Topping the list of best performing investments is Chipotle Mexican Grill. Mr Ackman said in a statement regarding the company “[its] first quarter results continued to demonstrate the significant progress that CEO Brian Niccol and his team have made in dramatically improving performance and positioning the company for long-term sustainable growth”. The 10.1 percent of positive performance to the fund.

Automatic Data Processing, a company in which Mr Ackman has been engaged in an activist campaign to change their board also did well in the first quarter.  Renowned UK investor Terry Smith may not appreciated Mr Ackman’s actions with this company but it contributed 4.2 percent to the upside performance in Q1.

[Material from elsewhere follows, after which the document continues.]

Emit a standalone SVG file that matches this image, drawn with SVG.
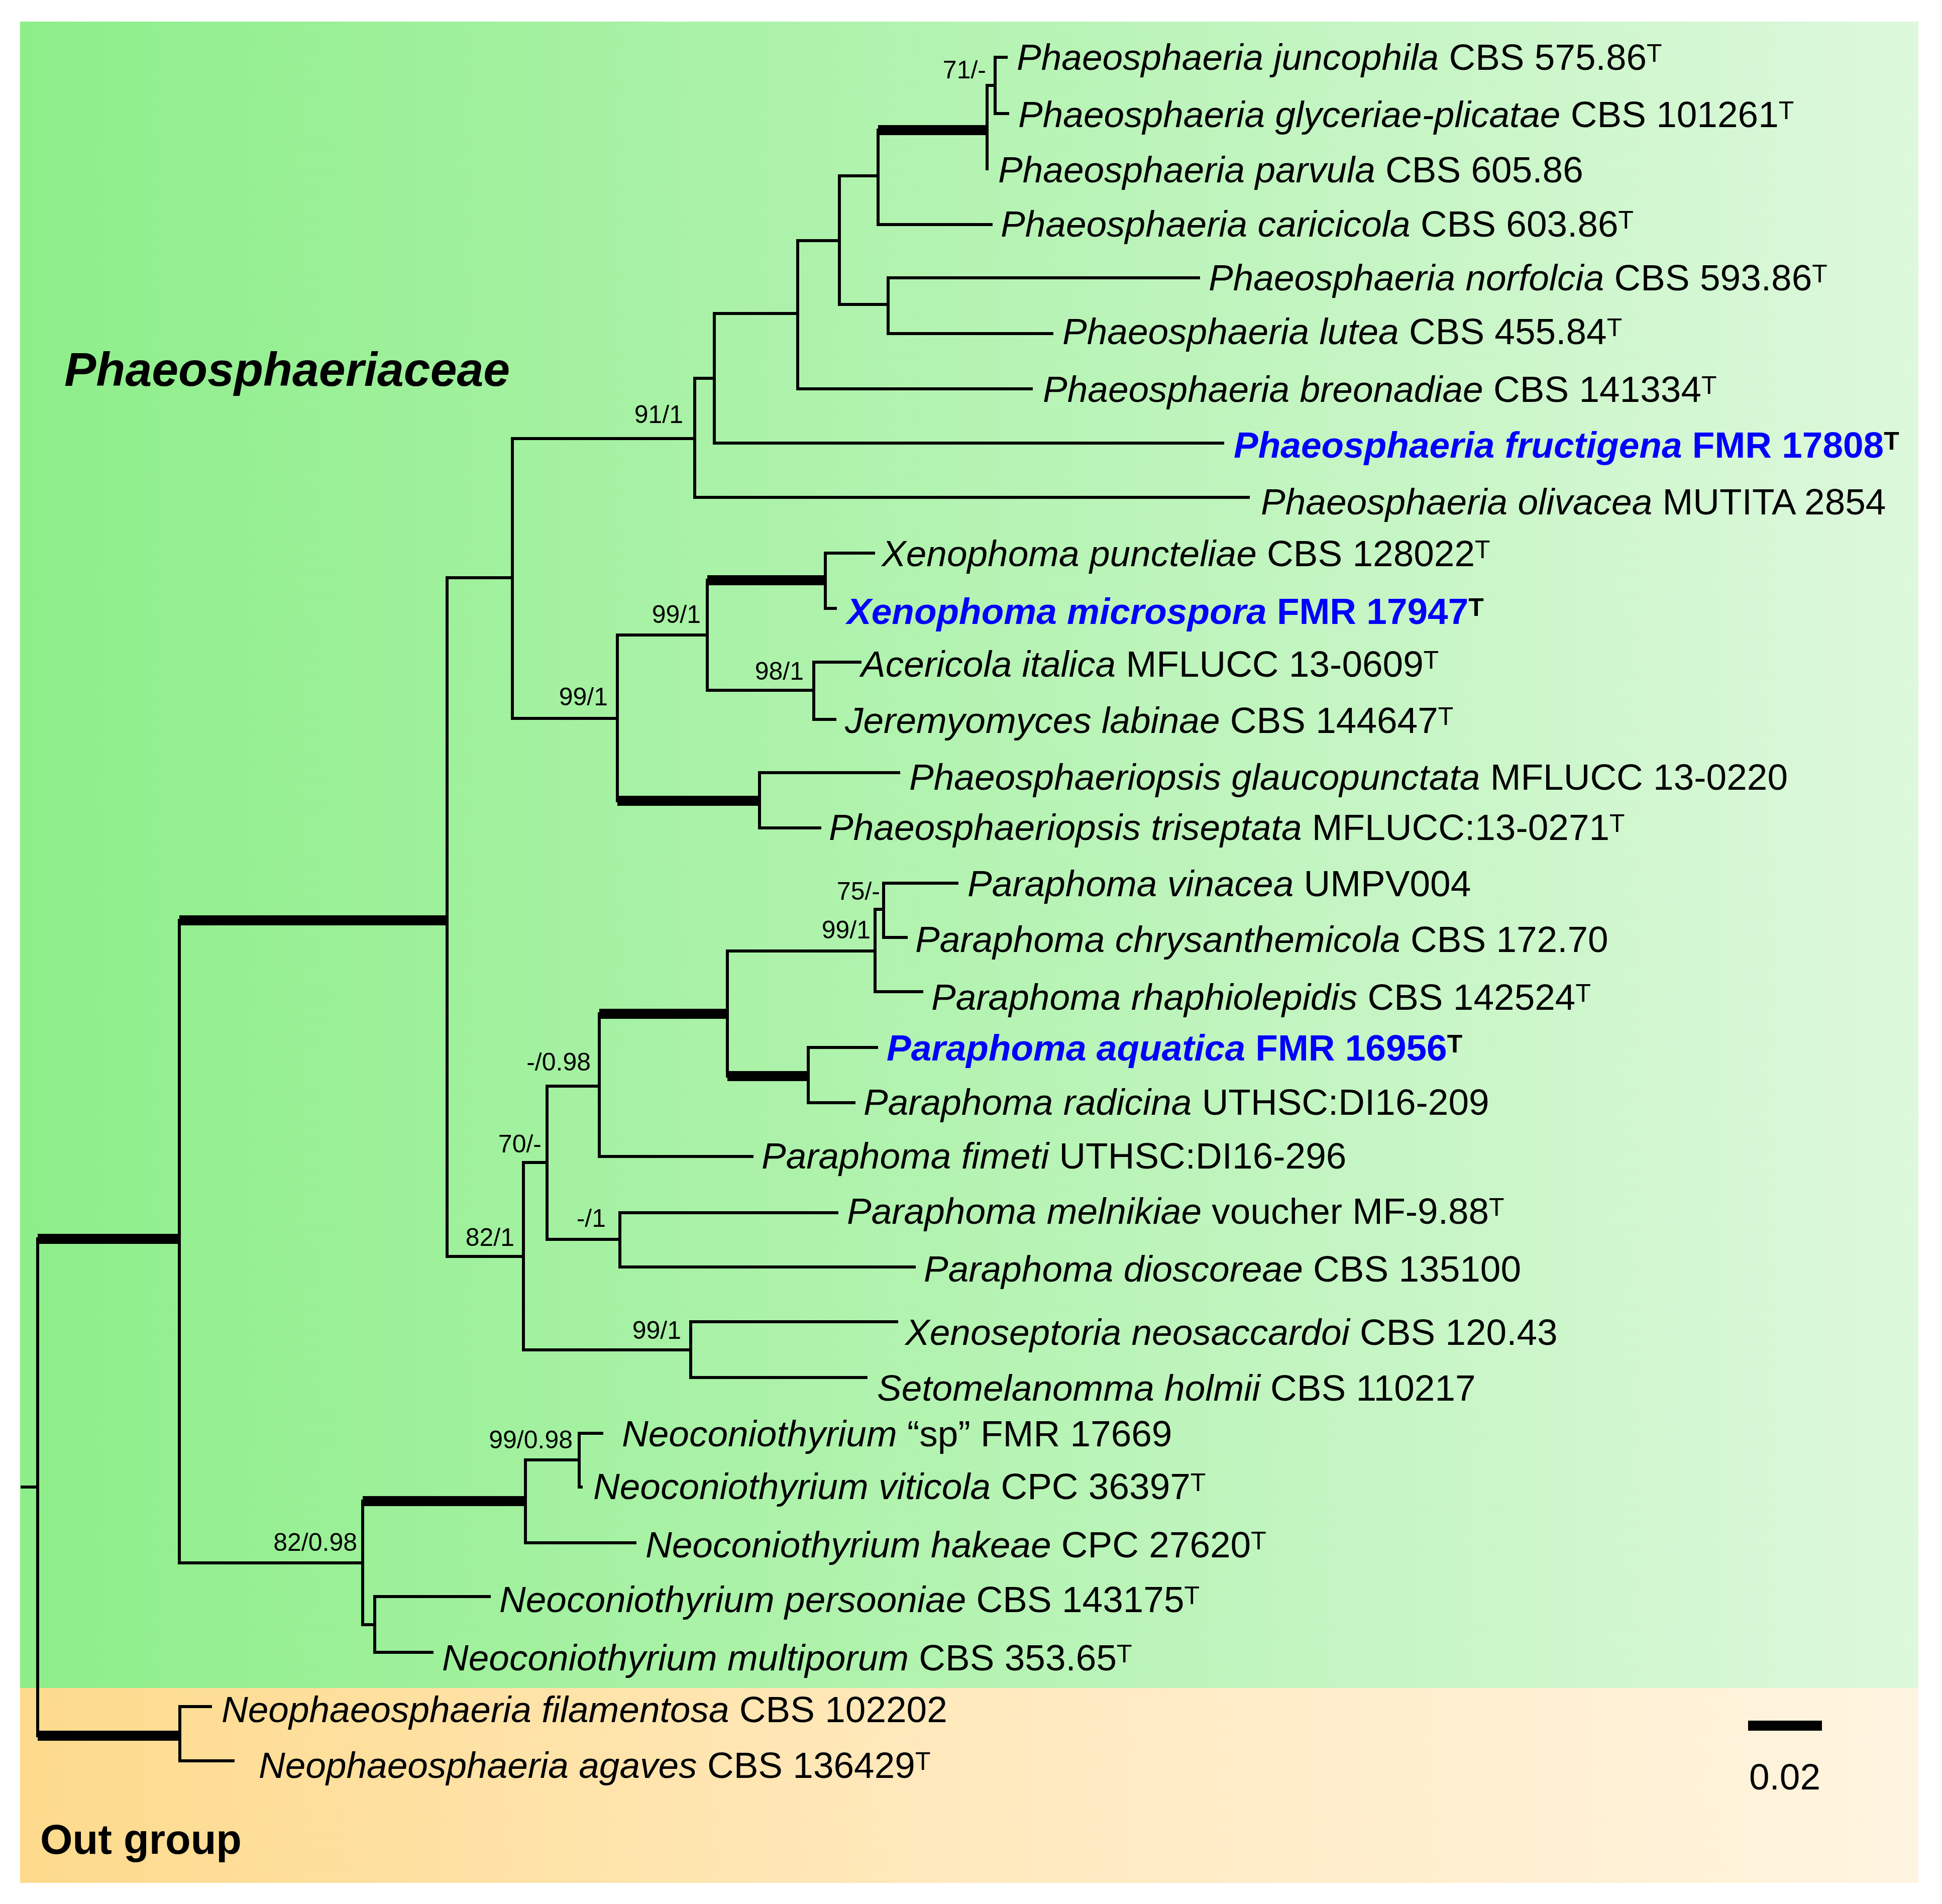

Mr Ackman said: “ADP shares have appreciated 21% year-to-date. We continue to believe that ADP has a significant opportunity to accelerate top-line revenue growth and expand margins, which should allow ADP to compound earnings at a mid-to-high-teens growth rate for many years to come.”

Burger King owner Restaurant Group is yet another strong performer in Q1, contributing 4.8 percent to funds gains. Regarding the company Mr Ackman said:  “[Its] most recent earnings results continue to reinforce our thesis that the company’s royalty-based, franchise model is a uniquely valuable business with a large, long-term, capital-light, unit-growth opportunity.”

Pershing Square has shown that the large concentrated bets that are indicative of hedge funds can still pay off. 2018 may have been a horror show for the asset class and the fund really needs to bring down its substantial discount to NAV but early indictors are this may be Mr Ackman’s year.